*What the task requires:*
Begin with the first line of the material and write out each line exactly, ending with the line that contains "51, 54, 88];". Pictures are not part of the copy.
****************************************
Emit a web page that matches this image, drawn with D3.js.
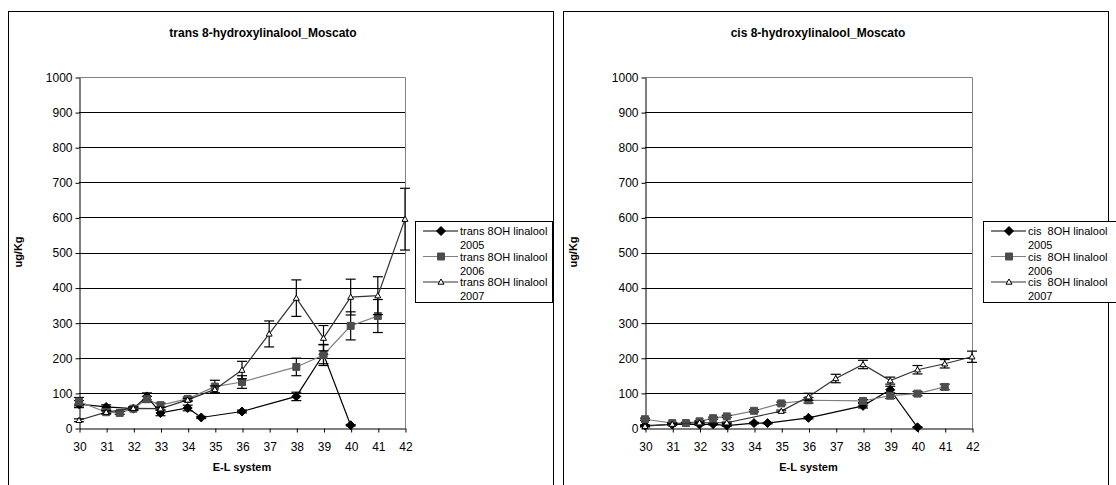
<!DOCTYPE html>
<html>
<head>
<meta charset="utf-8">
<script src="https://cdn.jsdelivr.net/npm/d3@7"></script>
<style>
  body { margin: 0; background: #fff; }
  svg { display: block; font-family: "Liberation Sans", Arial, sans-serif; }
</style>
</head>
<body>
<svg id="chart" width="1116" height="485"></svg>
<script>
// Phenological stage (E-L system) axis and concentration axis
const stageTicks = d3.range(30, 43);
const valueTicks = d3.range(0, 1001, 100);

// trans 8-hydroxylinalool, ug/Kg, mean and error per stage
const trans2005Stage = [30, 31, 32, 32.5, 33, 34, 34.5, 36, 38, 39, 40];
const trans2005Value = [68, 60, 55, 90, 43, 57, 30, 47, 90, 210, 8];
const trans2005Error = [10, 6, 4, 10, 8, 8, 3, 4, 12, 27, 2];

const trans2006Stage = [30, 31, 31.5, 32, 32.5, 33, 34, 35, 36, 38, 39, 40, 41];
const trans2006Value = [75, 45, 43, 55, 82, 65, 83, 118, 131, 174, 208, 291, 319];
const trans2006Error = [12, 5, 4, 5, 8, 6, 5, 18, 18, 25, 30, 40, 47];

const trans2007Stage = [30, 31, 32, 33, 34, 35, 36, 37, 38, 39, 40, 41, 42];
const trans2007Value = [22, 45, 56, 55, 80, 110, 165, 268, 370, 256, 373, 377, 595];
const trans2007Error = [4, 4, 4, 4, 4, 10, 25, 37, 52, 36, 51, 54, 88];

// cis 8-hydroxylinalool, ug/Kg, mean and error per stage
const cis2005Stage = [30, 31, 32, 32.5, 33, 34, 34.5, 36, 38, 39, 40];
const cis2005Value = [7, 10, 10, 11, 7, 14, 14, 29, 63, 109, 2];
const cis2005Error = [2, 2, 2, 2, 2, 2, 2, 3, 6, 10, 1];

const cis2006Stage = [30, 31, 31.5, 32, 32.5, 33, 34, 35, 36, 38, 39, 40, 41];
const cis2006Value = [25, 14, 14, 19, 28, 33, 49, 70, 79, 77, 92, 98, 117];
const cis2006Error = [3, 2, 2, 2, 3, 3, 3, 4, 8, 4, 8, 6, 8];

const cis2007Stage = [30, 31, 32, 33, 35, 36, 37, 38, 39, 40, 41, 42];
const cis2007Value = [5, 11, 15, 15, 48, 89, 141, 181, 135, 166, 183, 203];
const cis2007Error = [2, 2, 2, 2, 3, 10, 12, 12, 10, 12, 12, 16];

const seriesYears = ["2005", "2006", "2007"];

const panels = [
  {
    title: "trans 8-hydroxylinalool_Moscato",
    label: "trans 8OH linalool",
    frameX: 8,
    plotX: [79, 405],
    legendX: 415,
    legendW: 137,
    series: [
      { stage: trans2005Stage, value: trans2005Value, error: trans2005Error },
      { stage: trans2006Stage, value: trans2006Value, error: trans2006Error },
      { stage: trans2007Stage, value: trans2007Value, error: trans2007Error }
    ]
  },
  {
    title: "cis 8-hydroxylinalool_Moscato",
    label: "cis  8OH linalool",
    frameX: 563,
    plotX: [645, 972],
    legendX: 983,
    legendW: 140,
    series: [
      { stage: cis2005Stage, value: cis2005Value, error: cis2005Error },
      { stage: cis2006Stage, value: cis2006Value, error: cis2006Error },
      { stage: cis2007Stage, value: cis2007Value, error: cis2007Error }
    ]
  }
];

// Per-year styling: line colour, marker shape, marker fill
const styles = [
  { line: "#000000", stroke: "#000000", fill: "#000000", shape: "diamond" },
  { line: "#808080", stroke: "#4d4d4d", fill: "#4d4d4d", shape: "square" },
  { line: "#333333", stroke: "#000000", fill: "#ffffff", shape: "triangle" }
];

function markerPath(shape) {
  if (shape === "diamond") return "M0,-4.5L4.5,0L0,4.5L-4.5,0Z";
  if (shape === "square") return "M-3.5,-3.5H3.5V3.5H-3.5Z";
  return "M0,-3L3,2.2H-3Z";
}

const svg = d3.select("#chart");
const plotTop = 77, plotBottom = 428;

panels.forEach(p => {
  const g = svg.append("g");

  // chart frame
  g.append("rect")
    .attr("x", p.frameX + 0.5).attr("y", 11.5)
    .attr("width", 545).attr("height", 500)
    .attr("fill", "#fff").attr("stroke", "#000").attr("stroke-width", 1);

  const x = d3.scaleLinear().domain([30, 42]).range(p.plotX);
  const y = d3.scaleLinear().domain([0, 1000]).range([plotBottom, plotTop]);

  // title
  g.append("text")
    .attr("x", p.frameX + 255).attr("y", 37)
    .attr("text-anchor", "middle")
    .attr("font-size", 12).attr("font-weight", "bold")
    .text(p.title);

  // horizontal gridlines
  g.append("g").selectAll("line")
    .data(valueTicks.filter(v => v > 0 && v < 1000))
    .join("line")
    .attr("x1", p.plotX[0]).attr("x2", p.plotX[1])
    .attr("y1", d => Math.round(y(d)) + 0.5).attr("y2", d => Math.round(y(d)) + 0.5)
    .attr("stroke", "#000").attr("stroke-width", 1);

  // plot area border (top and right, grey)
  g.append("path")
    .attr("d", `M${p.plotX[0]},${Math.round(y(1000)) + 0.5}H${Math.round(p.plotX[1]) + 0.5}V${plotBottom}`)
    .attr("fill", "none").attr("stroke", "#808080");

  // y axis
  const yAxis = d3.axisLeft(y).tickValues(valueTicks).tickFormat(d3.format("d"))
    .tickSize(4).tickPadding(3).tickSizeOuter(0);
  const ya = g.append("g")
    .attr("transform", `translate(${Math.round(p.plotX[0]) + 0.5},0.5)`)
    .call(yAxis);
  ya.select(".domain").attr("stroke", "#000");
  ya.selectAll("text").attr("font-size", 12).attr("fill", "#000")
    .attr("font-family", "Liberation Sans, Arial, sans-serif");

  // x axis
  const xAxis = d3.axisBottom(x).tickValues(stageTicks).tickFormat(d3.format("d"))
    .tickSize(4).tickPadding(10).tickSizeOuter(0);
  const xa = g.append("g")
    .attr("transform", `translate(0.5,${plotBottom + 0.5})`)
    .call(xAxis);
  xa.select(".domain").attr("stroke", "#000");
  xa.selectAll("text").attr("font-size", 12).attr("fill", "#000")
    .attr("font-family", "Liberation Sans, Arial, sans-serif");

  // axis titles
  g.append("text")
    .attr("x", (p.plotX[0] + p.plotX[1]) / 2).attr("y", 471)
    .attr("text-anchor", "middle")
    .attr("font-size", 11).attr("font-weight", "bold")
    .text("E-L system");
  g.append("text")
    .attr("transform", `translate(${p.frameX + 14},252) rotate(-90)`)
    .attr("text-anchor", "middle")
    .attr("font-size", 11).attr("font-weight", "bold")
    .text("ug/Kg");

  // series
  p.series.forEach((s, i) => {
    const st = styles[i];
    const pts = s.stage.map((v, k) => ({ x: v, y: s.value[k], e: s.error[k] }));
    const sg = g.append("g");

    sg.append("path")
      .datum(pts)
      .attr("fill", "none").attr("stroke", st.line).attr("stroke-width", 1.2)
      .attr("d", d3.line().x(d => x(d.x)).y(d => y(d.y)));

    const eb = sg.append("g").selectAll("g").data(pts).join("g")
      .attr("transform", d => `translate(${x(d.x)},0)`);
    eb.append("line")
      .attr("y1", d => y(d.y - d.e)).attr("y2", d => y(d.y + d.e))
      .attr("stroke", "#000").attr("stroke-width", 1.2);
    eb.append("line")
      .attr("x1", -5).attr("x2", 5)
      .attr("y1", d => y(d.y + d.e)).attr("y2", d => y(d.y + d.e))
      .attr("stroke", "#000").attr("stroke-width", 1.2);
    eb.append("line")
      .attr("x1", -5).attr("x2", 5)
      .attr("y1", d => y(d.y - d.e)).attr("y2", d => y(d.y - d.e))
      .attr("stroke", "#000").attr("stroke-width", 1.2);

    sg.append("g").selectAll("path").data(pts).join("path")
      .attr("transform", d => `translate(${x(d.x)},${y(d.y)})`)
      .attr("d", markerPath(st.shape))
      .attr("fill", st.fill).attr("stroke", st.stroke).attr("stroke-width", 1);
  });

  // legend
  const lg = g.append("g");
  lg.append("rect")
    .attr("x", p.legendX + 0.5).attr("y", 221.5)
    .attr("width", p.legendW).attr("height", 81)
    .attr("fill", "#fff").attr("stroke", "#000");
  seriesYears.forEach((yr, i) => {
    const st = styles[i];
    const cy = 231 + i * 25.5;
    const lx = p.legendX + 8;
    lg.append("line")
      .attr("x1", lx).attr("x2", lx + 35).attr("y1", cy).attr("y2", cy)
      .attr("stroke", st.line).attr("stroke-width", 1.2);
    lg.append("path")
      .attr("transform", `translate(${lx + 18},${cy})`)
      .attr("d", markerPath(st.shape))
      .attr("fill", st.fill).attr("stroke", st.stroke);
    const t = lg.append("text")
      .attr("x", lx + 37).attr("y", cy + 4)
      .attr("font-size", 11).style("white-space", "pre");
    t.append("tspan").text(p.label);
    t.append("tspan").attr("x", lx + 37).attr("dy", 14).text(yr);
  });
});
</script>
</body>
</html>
****************************************
*The reply:*
Emit a web page that matches this image, drawn with D3.js.
<!DOCTYPE html>
<html>
<head>
<meta charset="utf-8">
<script src="https://cdn.jsdelivr.net/npm/d3@7"></script>
<style>
  body { margin: 0; background: #fff; }
  svg { display: block; font-family: "Liberation Sans", Arial, sans-serif; }
</style>
</head>
<body>
<svg id="chart" width="1116" height="485"></svg>
<script>
// Phenological stage (E-L system) axis and concentration axis
const stageTicks = d3.range(30, 43);
const valueTicks = d3.range(0, 1001, 100);

// trans 8-hydroxylinalool, ug/Kg, mean and error per stage
const trans2005Stage = [30, 31, 32, 32.5, 33, 34, 34.5, 36, 38, 39, 40];
const trans2005Value = [68, 60, 55, 90, 43, 57, 30, 47, 90, 210, 8];
const trans2005Error = [10, 6, 4, 10, 8, 8, 3, 4, 12, 27, 2];

const trans2006Stage = [30, 31, 31.5, 32, 32.5, 33, 34, 35, 36, 38, 39, 40, 41];
const trans2006Value = [75, 45, 43, 55, 82, 65, 83, 118, 131, 174, 208, 291, 319];
const trans2006Error = [12, 5, 4, 5, 8, 6, 5, 18, 18, 25, 30, 40, 47];

const trans2007Stage = [30, 31, 32, 33, 34, 35, 36, 37, 38, 39, 40, 41, 42];
const trans2007Value = [22, 45, 56, 55, 80, 110, 165, 268, 370, 256, 373, 377, 595];
const trans2007Error = [4, 4, 4, 4, 4, 10, 25, 37, 52, 36, 51, 54, 88];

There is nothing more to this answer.